Recorded data —
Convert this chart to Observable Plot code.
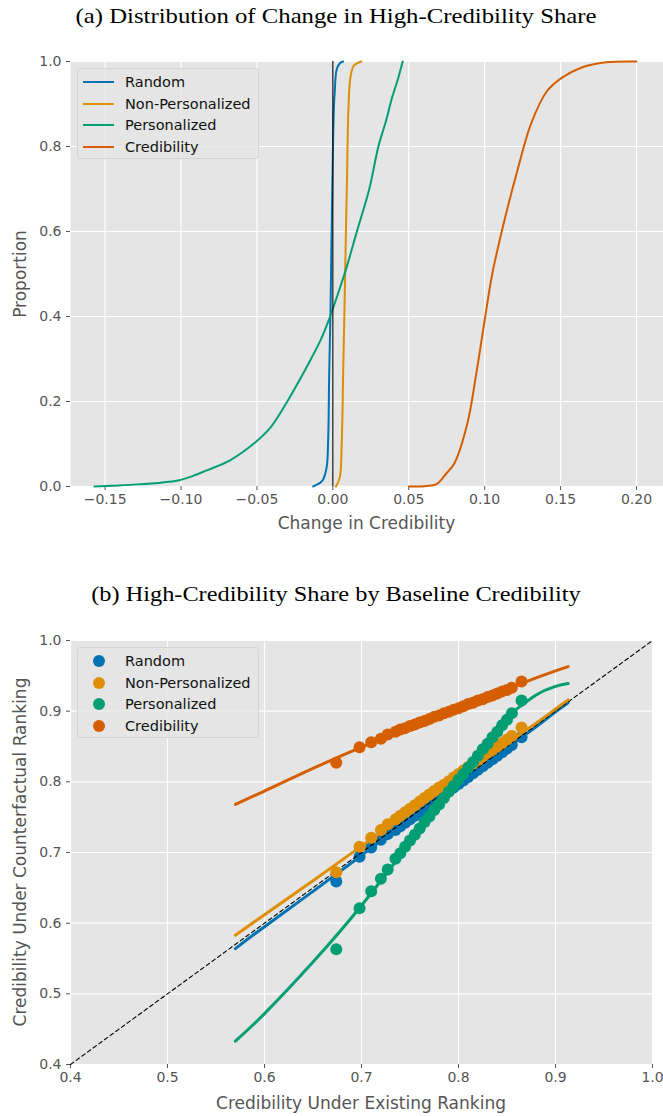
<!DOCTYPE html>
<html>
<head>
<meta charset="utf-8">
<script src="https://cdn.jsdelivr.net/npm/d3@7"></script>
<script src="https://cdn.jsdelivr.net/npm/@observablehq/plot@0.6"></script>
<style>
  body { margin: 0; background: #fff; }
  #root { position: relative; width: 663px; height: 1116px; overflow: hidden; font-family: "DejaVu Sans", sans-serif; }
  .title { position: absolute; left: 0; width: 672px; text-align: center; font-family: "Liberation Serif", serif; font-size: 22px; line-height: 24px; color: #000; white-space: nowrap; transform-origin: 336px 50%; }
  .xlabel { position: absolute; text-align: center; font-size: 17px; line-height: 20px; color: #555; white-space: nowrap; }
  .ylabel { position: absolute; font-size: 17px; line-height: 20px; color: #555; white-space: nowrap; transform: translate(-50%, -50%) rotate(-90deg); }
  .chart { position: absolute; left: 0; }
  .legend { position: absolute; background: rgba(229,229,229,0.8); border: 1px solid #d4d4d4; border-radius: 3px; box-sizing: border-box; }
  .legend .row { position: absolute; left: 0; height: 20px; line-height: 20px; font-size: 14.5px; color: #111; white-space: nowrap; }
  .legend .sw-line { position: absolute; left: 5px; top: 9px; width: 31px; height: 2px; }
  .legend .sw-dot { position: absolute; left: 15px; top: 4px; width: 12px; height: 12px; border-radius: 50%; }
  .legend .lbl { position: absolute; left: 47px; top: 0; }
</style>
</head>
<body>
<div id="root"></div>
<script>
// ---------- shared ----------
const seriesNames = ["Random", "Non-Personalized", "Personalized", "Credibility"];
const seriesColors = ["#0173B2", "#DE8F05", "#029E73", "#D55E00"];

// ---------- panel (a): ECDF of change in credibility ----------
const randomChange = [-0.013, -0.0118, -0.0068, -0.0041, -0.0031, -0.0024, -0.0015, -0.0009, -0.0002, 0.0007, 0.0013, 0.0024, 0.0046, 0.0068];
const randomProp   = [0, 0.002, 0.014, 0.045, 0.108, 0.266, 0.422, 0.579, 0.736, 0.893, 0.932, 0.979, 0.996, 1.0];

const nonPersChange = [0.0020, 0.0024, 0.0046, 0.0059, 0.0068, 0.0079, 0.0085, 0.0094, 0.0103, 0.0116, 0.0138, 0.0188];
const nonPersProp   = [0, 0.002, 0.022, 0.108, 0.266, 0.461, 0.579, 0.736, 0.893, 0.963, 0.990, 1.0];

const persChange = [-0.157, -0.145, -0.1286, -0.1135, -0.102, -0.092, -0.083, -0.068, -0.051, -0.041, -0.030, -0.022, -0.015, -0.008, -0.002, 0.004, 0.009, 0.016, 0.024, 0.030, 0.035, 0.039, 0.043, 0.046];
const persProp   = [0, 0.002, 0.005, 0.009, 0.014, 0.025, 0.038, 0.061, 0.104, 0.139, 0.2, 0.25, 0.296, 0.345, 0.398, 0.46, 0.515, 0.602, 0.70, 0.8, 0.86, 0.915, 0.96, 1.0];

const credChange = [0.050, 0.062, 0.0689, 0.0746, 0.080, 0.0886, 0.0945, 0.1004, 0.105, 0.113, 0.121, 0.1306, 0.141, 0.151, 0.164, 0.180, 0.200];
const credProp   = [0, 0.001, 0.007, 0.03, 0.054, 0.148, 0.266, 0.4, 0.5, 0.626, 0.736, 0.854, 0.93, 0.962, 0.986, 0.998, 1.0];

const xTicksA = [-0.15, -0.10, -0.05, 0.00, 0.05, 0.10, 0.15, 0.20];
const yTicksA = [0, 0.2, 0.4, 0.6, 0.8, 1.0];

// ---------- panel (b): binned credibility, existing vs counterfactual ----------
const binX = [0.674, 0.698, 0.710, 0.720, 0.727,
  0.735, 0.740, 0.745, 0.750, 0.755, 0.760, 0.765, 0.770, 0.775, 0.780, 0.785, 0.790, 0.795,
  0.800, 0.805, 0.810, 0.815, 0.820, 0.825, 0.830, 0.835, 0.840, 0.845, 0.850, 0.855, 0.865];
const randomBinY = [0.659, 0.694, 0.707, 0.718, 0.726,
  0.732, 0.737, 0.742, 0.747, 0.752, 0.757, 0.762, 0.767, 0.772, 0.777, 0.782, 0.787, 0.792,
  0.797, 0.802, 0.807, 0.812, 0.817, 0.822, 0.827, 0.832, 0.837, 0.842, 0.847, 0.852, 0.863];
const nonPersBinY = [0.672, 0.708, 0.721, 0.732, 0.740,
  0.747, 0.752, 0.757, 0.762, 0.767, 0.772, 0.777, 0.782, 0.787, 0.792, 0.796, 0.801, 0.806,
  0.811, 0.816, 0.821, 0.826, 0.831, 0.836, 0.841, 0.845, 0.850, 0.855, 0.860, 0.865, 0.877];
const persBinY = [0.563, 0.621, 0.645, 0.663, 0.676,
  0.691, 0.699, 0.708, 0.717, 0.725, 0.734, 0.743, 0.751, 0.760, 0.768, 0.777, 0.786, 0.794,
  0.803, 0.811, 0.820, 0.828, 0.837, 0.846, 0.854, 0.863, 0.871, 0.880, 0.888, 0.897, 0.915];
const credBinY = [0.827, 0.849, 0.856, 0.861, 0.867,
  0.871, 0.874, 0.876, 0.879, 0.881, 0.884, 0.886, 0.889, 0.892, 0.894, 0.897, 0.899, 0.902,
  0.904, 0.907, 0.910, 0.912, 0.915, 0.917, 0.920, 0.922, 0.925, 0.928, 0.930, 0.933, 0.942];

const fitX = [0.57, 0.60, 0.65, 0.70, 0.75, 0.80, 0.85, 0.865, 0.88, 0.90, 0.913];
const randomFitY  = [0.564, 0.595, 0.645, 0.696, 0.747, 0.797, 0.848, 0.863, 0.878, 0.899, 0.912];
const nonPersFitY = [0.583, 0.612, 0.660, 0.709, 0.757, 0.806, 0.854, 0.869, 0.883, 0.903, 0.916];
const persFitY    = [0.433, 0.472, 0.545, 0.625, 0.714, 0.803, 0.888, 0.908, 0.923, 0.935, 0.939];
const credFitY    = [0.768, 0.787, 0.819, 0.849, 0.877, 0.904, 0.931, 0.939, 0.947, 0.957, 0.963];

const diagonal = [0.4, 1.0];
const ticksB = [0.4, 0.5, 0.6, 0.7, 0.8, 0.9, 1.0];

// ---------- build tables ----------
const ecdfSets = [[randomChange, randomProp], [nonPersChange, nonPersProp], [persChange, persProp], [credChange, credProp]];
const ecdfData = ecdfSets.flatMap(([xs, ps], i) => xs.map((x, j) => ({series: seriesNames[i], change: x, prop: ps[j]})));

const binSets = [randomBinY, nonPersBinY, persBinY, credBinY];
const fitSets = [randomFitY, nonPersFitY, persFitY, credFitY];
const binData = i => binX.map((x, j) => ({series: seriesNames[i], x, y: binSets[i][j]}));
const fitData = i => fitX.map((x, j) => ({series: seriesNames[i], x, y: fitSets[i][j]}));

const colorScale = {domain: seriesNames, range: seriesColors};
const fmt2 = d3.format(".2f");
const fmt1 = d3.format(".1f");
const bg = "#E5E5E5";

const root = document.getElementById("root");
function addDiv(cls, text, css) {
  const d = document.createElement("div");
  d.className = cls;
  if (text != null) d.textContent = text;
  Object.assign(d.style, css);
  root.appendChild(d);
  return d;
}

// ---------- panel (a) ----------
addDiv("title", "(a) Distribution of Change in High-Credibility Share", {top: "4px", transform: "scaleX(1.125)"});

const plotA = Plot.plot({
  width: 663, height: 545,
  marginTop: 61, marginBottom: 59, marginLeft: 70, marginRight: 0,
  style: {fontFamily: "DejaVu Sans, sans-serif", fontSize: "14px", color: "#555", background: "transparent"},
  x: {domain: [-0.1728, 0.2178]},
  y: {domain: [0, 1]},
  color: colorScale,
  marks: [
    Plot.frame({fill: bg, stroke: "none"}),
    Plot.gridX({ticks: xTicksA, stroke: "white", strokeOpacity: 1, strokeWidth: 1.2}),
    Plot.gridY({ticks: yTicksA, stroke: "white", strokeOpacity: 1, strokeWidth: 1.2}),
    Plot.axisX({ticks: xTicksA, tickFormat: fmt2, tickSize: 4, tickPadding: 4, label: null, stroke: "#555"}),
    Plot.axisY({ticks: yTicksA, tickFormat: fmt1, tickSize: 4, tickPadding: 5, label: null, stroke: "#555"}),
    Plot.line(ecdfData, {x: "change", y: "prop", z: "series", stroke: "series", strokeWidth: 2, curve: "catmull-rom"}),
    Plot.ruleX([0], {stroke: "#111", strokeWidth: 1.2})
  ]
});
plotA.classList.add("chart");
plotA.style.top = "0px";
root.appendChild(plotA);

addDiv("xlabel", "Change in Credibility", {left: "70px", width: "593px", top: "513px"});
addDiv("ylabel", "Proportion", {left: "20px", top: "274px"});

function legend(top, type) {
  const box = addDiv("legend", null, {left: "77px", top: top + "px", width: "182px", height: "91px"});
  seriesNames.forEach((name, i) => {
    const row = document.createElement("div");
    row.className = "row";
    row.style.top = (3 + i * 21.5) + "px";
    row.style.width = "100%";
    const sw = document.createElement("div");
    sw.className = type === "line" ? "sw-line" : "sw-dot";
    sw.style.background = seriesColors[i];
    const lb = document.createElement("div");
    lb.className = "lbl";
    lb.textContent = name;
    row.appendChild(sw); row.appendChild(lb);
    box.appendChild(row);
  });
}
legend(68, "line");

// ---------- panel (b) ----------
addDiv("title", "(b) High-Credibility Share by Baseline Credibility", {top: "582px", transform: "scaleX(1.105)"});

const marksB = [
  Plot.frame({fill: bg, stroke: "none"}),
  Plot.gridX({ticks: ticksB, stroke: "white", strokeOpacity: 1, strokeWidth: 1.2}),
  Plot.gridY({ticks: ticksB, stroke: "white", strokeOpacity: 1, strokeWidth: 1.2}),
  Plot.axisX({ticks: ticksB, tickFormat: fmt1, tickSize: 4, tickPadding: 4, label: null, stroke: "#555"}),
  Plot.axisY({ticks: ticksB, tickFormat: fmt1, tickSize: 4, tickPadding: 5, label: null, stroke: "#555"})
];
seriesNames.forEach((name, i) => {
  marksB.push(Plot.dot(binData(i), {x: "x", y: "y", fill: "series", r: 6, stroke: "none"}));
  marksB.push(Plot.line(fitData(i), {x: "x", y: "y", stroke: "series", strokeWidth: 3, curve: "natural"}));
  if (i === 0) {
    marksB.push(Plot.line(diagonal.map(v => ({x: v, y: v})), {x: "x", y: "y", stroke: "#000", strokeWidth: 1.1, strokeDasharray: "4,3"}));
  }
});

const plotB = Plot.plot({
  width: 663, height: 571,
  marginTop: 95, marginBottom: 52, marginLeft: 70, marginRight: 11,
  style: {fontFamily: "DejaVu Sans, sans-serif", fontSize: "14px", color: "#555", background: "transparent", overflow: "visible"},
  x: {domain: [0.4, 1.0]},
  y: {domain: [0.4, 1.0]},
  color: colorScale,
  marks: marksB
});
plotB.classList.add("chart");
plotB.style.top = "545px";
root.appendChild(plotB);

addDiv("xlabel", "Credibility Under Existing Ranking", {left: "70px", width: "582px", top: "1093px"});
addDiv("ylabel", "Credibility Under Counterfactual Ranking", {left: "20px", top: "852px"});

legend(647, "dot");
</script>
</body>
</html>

Short exercise —
Take every line from the data above that holds "chart" and copy it out.

Completed exercise —
Convert this chart to Observable Plot code.
  .chart { position: absolute; left: 0; }
plotA.classList.add("chart");
plotB.classList.add("chart");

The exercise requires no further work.